OK, I've finished my draft implementation, although the test code (in
main.cpp) is still a bit of a mess.
In terms of performance, it performs poorly on 64-bit integers,
competitively on 32-bit integers, and quite impressively on 16-bit and
8-bit integers.
Unfortunately, I have to leave it alone for now as other things in life are
pressing. If someone else wants to take it and continue it, please be my
guest. I will come back and tidy things up eventually.
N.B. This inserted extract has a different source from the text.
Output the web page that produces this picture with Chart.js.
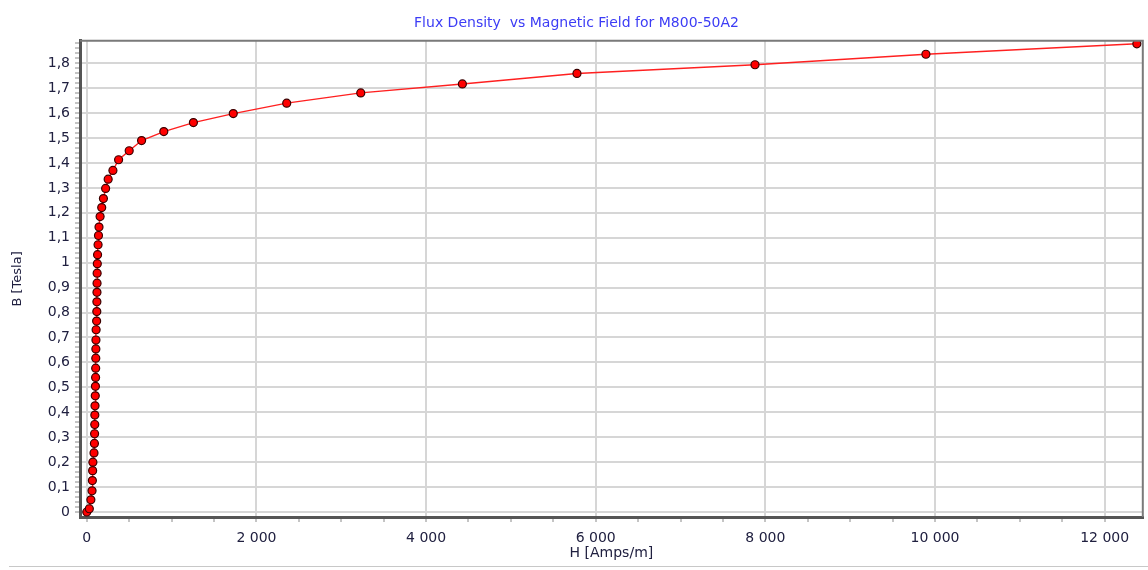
<!DOCTYPE html>
<html>
<head>
<meta charset="utf-8">
<title>Flux Density vs Magnetic Field for M800-50A2</title>
<script src="https://cdn.jsdelivr.net/npm/chart.js@4/dist/chart.umd.min.js"></script>
<style>
  body { margin: 0; background: #fff; }
  .chart-container { position: relative; width: 1148px; height: 570px; }
  .bottom-rule { position: absolute; left: 9px; right: 0; top: 566px; height: 1px; background: #c8c8c8; }
</style>
</head>
<body>
<div class="chart-container">
  <canvas id="myChart" width="1148" height="570"></canvas>
  <div class="bottom-rule"></div>
</div>
<script>
// B-H curve
const hValues = [0, 30, 48, 62, 66, 69, 72, 85, 90, 92, 94, 95, 97, 100, 102, 104, 105, 106, 107, 108,
  110, 116, 118, 119, 120, 121, 122, 124, 127, 133, 138, 144, 157, 176, 196, 222, 252, 308, 375, 500,
  646, 908, 1257, 1727, 2357, 3230, 4428, 5779, 7878, 9893, 12380];
const bValues = [0, 0.013, 0.049, 0.085, 0.126, 0.166, 0.200, 0.237, 0.275, 0.314, 0.351, 0.389, 0.426, 0.466, 0.504, 0.540, 0.577, 0.617, 0.654, 0.690,
  0.731, 0.766, 0.804, 0.843, 0.881, 0.918, 0.958, 0.996, 1.032, 1.072, 1.109, 1.143, 1.185, 1.221, 1.257, 1.298, 1.335, 1.370, 1.413, 1.449,
  1.490, 1.526, 1.562, 1.598, 1.640, 1.681, 1.717, 1.759, 1.794, 1.836, 1.878];

const xTickValues = [0, 2000, 4000, 6000, 8000, 10000, 12000];
const xTickLabels = ['0', '2 000', '4 000', '6 000', '8 000', '10 000', '12 000'];
const yTickValues = [0, 0.1, 0.2, 0.3, 0.4, 0.5, 0.6, 0.7, 0.8, 0.9, 1, 1.1, 1.2, 1.3, 1.4, 1.5, 1.6, 1.7, 1.8];
const yTickLabels = ['0', '0,1', '0,2', '0,3', '0,4', '0,5', '0,6', '0,7', '0,8', '0,9', '1', '1,1', '1,2', '1,3', '1,4', '1,5', '1,6', '1,7', '1,8'];

const textColor = '#202040';
const gridColor = '#d6d6d6';

const points = hValues.map((h, i) => ({ x: h, y: bValues[i] }));

const isMajor = (values, v) => values.some(m => Math.abs(m - v) < 1e-6);
const labelFor = (values, labels, v) => {
  const i = values.findIndex(m => Math.abs(m - v) < 1e-6);
  return i >= 0 ? labels[i] : '';
};

// minor ticks every 500 A/m and 0.02 T, majors are the labelled ones
function minorTicks(from, to, step) {
  const out = [];
  for (let k = 0; from + k * step <= to + 1e-9; k++) {
    out.push({ value: Math.round((from + k * step) * 1000) / 1000 });
  }
  return out;
}

// top and right frame lines
const framePlugin = {
  id: 'frame',
  afterDraw(chart) {
    const { ctx, chartArea: a } = chart;
    ctx.save();
    ctx.strokeStyle = '#7a7a7a';
    ctx.lineWidth = 2;
    ctx.beginPath();
    ctx.moveTo(a.left, a.top);
    ctx.lineTo(a.right, a.top);
    ctx.lineTo(a.right, a.bottom);
    ctx.stroke();
    ctx.restore();
  }
};

const ctx = document.getElementById('myChart').getContext('2d');
new Chart(ctx, {
  type: 'scatter',
  data: {
    datasets: [{
      label: 'B-H',
      data: points,
      showLine: true,
      borderColor: '#ff2020',
      borderWidth: 1.4,
      pointBackgroundColor: '#ff0000',
      pointBorderColor: '#3a0000',
      pointBorderWidth: 1.2,
      pointRadius: 4,
      tension: 0
    }]
  },
  options: {
    responsive: false,
    animation: false,
    layout: { padding: { left: 6, right: 1, top: 0, bottom: 0 } },
    plugins: {
      legend: { display: false },
      tooltip: { enabled: false },
      title: {
        display: true,
        text: 'Flux Density  vs Magnetic Field for M800-50A2',
        color: '#3c3cf5',
        font: { family: 'DejaVu Sans', size: 14, weight: 'normal' },
        padding: { top: 15, bottom: 9 }
      }
    },
    scales: {
      x: {
        type: 'linear',
        min: -80,
        max: 12450,
        afterBuildTicks: scale => { scale.ticks = minorTicks(0, 12000, 500); },
        afterFit: scale => { scale.height = 53; },
        ticks: {
          autoSkip: false,
          maxRotation: 0,
          color: textColor,
          padding: 8,
          font: { family: 'DejaVu Sans', size: 14 },
          callback: v => labelFor(xTickValues, xTickLabels, v)
        },
        grid: {
          color: c => (c.tick && isMajor(xTickValues, c.tick.value)) ? gridColor : 'rgba(0,0,0,0)',
          lineWidth: 2,
          tickColor: '#8a8a8a',
          tickLength: 5,
          tickWidth: 1
        },
        border: { color: '#555', width: 3 },
        title: {
          display: true,
          text: 'H [Amps/m]',
          color: textColor,
          font: { family: 'DejaVu Sans', size: 14 },
          padding: { top: 0, bottom: 8 }
        }
      },
      y: {
        type: 'linear',
        min: -0.02,
        max: 1.89,
        afterBuildTicks: scale => { scale.ticks = minorTicks(0, 1.88, 0.02); },
        afterFit: scale => { scale.width = 74; },
        ticks: {
          autoSkip: false,
          color: textColor,
          padding: 5,
          font: { family: 'DejaVu Sans', size: 14 },
          callback: v => labelFor(yTickValues, yTickLabels, v)
        },
        grid: {
          color: c => (c.tick && isMajor(yTickValues, c.tick.value)) ? gridColor : 'rgba(0,0,0,0)',
          lineWidth: 2,
          tickColor: '#8a8a8a',
          tickLength: 5,
          tickWidth: 1
        },
        border: { color: '#555', width: 3 },
        title: {
          display: true,
          text: 'B [Tesla]',
          color: textColor,
          font: { family: 'DejaVu Sans', size: 13 },
          padding: { top: 4, bottom: 0 }
        }
      }
    }
  },
  plugins: [framePlugin]
});
</script>
</body>
</html>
https://github.com/jeremy-murphy/integer-sort
Cheers!
Jeremy
On 23 July 2013 20:11, Steven Ross
On Tue, Jul 23, 2013 at 5:05 AM, Rob Stewart
wrote:
You're over-thinking this. I wasn't referring to UDTs. foo_int and foo<int> are different ways to spell a function targeting int. The latter happens to allow for use of the same identifier as the name, for
different
types, though it must be specialized.
Specializing is most convenient when argument type deduction does the work, but then overloading may do the same for non-templated functions, depending on the arguments.
I never thought of that before (using foo<int> to process something that isn't actually of int type, but acts like it, instead of foo_int as you mention). That's an interesting idea. I'm worried that it would scare off potential users, thinking that function only works on actual ints. My experience is that people usually care more about sort performance for UDTs than raw data types in operational code.
If you want to offer string behavior for UDTs, you can combine PTS, for
known string types, with a fallback to a trait that indicates/bridges string behavior.
Does anybody have a suggestion as to what this string trait might be? Assuming there is such a trait, should I eliminate the fallback to std::sort for unidentified types?